── DATA FOR THIS EXERCISE
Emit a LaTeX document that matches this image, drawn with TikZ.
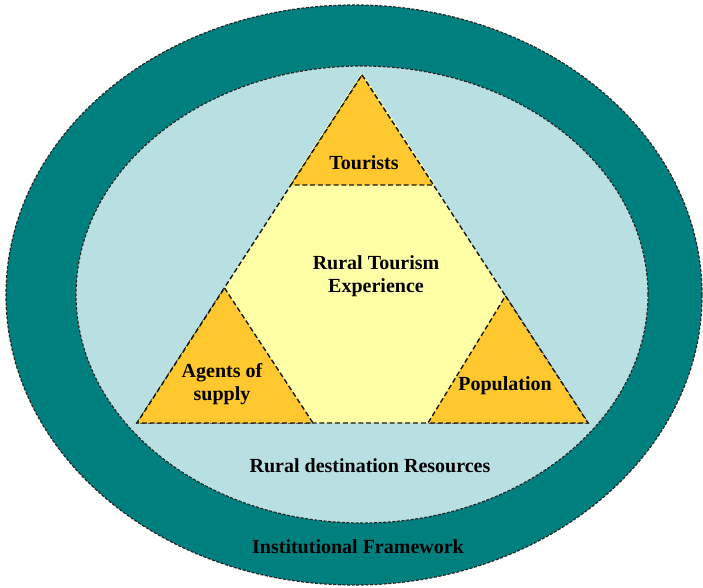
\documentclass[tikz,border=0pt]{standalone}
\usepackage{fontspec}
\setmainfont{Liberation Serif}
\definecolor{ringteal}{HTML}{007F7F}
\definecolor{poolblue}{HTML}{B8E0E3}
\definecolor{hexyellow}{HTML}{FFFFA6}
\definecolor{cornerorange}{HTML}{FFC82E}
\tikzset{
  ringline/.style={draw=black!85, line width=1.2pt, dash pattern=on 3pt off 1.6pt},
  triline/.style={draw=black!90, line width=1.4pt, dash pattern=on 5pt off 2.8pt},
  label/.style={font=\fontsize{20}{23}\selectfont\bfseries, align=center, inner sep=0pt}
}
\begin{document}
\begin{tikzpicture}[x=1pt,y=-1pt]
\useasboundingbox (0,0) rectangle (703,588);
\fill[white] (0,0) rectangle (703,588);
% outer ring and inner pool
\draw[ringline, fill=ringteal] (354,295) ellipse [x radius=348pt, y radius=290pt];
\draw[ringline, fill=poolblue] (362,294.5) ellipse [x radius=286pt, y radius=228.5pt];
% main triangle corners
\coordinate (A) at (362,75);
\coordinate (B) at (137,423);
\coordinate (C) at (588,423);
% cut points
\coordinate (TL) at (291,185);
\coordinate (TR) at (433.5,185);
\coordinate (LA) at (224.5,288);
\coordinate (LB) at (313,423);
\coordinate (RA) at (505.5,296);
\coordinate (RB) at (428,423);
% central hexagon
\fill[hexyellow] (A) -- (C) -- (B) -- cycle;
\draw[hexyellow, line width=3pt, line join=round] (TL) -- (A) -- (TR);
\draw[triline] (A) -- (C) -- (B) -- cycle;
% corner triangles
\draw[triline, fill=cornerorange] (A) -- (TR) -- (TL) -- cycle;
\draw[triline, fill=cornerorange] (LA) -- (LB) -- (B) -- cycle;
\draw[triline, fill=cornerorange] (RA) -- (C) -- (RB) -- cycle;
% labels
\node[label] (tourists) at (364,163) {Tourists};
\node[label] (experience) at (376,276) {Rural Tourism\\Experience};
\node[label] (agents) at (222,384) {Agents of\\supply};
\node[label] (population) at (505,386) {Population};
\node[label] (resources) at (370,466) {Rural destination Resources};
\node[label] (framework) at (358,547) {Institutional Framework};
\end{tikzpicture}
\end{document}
────
── DATA FOR THIS EXERCISE
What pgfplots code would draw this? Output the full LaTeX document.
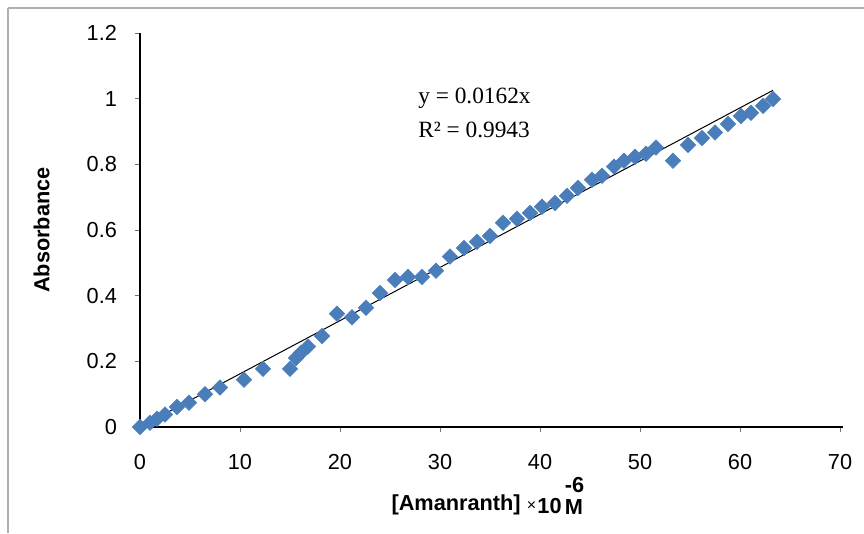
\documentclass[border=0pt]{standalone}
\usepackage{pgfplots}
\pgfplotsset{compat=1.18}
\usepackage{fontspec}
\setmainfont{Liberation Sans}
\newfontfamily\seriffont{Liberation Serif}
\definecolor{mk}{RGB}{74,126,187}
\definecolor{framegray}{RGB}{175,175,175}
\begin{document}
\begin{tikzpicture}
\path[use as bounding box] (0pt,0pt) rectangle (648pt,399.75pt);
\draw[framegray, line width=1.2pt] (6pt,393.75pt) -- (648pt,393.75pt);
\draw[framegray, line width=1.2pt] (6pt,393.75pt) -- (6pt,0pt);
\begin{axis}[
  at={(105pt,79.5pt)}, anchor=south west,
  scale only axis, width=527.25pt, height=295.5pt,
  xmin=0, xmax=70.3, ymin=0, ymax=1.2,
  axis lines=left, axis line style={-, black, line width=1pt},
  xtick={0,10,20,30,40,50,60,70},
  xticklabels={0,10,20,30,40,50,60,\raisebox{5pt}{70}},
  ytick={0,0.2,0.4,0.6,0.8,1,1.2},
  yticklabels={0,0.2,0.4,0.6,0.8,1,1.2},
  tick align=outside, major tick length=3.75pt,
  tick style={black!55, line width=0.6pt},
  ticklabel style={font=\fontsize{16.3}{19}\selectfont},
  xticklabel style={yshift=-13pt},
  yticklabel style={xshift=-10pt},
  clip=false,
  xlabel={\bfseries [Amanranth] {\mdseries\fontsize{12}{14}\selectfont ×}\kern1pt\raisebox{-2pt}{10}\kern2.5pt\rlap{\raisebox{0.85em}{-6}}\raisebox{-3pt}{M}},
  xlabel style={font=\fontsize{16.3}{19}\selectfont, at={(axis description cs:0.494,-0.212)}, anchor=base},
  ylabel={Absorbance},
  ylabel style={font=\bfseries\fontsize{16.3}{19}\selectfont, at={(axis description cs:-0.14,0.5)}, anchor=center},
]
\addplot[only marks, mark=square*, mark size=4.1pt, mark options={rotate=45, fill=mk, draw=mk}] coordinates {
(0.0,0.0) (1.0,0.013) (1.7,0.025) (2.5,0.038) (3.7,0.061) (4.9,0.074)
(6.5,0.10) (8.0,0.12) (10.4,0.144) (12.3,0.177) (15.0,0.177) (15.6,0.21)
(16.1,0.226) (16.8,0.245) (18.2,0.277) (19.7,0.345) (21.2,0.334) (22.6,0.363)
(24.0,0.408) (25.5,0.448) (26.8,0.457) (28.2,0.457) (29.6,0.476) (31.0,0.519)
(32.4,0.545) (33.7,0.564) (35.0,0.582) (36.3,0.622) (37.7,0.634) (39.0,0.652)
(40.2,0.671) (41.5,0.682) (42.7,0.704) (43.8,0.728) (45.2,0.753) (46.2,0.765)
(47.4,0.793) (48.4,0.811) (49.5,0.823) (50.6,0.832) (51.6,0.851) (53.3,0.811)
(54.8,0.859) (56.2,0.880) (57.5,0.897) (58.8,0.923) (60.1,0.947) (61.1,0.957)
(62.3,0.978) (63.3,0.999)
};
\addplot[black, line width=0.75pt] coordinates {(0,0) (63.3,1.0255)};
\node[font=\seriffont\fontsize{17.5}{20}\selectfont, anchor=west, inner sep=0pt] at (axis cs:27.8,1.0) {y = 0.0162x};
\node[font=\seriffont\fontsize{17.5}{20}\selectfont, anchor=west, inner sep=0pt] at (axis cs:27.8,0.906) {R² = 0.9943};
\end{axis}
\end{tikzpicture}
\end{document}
────
── DATA FOR THIS EXERCISE
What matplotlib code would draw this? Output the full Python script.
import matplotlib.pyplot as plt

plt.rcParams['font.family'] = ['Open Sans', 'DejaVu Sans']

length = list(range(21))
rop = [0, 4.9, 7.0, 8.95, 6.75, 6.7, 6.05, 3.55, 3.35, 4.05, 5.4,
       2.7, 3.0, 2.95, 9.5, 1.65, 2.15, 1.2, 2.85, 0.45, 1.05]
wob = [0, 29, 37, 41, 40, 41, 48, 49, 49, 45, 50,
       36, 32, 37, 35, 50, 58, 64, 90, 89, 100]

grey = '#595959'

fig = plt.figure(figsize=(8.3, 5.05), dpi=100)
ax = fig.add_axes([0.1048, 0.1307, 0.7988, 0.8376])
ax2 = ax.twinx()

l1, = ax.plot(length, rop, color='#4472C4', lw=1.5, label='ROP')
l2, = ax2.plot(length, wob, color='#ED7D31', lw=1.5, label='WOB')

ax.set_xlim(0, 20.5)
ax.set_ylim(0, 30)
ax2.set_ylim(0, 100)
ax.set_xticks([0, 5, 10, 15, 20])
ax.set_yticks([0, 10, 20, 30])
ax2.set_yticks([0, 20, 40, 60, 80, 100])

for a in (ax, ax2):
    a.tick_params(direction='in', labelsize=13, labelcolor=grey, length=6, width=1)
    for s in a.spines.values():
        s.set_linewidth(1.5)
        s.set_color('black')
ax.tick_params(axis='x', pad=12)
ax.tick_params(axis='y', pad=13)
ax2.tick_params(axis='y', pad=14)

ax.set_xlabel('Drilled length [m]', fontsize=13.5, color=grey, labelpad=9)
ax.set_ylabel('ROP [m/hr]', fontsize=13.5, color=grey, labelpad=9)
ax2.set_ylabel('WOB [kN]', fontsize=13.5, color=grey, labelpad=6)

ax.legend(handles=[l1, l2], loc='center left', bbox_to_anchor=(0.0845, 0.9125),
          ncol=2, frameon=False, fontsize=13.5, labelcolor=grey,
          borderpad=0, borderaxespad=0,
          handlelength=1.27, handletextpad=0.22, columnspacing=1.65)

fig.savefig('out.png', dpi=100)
────
## [EXERCISE DIRECTIONS]
Quote the listing above, but only from the line that shows "What matplotlib code" through the line that shows "color='#ED7D31', lw=1.5, label='WOB')".

## [WRITTEN REPLY]
What matplotlib code would draw this? Output the full Python script.
import matplotlib.pyplot as plt

plt.rcParams['font.family'] = ['Open Sans', 'DejaVu Sans']

length = list(range(21))
rop = [0, 4.9, 7.0, 8.95, 6.75, 6.7, 6.05, 3.55, 3.35, 4.05, 5.4,
       2.7, 3.0, 2.95, 9.5, 1.65, 2.15, 1.2, 2.85, 0.45, 1.05]
wob = [0, 29, 37, 41, 40, 41, 48, 49, 49, 45, 50,
       36, 32, 37, 35, 50, 58, 64, 90, 89, 100]

grey = '#595959'

fig = plt.figure(figsize=(8.3, 5.05), dpi=100)
ax = fig.add_axes([0.1048, 0.1307, 0.7988, 0.8376])
ax2 = ax.twinx()

l1, = ax.plot(length, rop, color='#4472C4', lw=1.5, label='ROP')
l2, = ax2.plot(length, wob, color='#ED7D31', lw=1.5, label='WOB')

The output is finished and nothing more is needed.